Among the lines below, list those containing the string "page".
━━━━━━━━
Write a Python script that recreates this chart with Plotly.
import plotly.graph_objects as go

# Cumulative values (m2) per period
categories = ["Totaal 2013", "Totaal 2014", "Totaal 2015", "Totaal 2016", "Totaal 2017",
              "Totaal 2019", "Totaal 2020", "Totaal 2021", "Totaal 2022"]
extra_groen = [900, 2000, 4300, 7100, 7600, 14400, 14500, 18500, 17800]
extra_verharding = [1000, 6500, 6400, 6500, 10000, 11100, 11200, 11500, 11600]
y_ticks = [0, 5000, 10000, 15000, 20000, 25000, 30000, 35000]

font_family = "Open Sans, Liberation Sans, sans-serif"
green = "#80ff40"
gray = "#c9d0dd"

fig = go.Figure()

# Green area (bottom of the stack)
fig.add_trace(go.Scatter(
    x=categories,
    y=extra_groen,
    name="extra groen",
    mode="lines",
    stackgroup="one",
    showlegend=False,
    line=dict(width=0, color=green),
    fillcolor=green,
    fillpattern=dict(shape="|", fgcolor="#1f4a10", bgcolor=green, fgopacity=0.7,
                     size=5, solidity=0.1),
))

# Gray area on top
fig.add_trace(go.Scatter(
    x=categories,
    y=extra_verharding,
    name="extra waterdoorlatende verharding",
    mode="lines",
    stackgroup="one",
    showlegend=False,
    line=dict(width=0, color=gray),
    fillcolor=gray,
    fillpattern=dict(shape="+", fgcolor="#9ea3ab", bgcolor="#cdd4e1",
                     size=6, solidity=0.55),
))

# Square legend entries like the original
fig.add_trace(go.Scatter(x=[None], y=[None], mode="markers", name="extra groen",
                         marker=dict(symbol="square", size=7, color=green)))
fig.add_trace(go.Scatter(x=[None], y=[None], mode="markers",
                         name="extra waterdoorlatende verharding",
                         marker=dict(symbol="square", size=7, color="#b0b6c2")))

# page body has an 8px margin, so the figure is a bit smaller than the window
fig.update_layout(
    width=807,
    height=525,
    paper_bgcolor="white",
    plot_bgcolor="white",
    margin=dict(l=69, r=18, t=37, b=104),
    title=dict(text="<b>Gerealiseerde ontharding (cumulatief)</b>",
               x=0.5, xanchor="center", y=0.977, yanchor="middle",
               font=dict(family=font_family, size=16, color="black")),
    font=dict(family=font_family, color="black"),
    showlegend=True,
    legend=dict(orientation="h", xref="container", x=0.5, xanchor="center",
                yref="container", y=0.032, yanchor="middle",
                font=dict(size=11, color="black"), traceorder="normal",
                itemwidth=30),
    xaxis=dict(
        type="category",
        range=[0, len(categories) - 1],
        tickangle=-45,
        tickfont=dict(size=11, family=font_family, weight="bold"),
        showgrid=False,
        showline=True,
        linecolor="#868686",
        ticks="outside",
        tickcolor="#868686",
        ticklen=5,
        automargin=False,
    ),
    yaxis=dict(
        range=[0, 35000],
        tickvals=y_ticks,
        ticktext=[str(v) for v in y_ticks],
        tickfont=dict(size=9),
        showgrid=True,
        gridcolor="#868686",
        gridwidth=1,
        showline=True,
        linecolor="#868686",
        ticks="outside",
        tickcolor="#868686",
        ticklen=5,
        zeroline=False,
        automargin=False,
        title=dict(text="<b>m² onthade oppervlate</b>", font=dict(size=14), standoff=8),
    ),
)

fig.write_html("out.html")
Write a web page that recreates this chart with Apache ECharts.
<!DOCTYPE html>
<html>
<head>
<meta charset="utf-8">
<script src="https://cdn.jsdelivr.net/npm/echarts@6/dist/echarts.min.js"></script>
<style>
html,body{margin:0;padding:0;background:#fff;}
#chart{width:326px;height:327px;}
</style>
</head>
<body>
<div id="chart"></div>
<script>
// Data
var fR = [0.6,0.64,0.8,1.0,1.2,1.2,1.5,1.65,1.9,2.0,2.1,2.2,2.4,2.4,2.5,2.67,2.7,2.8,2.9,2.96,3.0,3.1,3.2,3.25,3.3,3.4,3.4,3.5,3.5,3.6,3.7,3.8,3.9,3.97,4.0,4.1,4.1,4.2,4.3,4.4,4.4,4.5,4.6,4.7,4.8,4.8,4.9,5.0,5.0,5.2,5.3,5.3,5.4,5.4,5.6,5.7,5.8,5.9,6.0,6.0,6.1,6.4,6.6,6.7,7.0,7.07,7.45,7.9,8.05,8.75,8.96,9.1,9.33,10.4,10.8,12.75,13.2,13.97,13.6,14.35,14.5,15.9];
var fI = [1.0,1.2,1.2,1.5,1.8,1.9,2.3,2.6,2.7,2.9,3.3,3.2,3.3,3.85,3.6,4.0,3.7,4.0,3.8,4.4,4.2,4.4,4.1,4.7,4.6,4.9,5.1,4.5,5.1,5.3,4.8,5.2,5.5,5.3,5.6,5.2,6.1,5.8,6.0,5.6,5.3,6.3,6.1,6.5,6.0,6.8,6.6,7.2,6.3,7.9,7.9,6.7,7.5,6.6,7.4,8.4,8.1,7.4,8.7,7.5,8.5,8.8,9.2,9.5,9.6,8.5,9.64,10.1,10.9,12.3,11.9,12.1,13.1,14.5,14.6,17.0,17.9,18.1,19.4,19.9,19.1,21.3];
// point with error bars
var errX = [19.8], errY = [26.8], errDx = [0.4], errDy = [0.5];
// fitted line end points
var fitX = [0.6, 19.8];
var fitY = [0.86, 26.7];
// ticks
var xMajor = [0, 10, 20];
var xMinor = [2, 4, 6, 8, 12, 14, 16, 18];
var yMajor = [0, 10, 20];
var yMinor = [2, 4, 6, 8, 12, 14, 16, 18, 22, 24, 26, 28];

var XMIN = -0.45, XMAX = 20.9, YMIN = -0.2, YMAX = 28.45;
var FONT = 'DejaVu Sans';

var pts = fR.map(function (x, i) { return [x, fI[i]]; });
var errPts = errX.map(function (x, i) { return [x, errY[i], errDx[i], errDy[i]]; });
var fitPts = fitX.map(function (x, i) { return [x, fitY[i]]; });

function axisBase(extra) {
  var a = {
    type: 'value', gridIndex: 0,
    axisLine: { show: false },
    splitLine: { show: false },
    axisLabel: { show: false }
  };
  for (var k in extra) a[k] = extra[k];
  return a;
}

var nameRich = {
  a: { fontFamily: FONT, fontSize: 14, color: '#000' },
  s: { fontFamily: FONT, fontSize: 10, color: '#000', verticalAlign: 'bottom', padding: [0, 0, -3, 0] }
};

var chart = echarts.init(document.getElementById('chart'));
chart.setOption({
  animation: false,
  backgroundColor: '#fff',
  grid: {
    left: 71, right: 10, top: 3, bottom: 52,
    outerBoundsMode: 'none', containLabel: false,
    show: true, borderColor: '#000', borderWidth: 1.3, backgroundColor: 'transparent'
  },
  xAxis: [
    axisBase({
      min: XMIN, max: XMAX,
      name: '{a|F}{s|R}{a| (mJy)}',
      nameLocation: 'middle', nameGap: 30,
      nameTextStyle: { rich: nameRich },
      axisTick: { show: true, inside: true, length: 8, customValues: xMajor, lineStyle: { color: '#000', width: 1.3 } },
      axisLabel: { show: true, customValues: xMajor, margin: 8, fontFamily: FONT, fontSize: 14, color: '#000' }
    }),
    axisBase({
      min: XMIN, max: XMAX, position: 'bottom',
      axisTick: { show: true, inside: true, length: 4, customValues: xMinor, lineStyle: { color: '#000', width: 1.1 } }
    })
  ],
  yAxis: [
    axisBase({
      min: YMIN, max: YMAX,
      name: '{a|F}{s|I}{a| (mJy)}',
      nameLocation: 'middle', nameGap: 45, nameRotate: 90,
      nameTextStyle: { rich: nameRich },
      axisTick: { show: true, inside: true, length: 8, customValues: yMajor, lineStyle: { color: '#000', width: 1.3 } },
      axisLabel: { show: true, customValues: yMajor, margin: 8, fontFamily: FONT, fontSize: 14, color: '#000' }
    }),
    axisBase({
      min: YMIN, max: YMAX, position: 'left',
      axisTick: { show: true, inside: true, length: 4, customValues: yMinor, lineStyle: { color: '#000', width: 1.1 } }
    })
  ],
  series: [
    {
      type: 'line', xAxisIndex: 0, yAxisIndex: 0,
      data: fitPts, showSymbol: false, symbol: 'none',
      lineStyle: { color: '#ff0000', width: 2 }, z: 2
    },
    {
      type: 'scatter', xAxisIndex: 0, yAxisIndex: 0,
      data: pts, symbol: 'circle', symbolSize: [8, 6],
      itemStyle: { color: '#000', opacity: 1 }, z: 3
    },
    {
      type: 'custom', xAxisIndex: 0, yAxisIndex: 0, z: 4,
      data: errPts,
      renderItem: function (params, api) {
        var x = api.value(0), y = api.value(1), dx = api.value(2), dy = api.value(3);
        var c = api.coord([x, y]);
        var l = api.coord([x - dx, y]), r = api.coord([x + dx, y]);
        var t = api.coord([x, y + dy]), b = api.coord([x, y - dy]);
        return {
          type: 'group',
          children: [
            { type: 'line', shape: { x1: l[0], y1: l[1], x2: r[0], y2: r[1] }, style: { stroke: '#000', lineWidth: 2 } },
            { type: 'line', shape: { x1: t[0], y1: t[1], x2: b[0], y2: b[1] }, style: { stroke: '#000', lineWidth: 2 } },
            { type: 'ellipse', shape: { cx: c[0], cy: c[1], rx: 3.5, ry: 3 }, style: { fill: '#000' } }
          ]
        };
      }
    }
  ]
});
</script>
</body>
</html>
━━━━━━━━
[Response below]
# page body has an 8px margin, so the figure is a bit smaller than the window
Write a web page that recreates this chart with Apache ECharts.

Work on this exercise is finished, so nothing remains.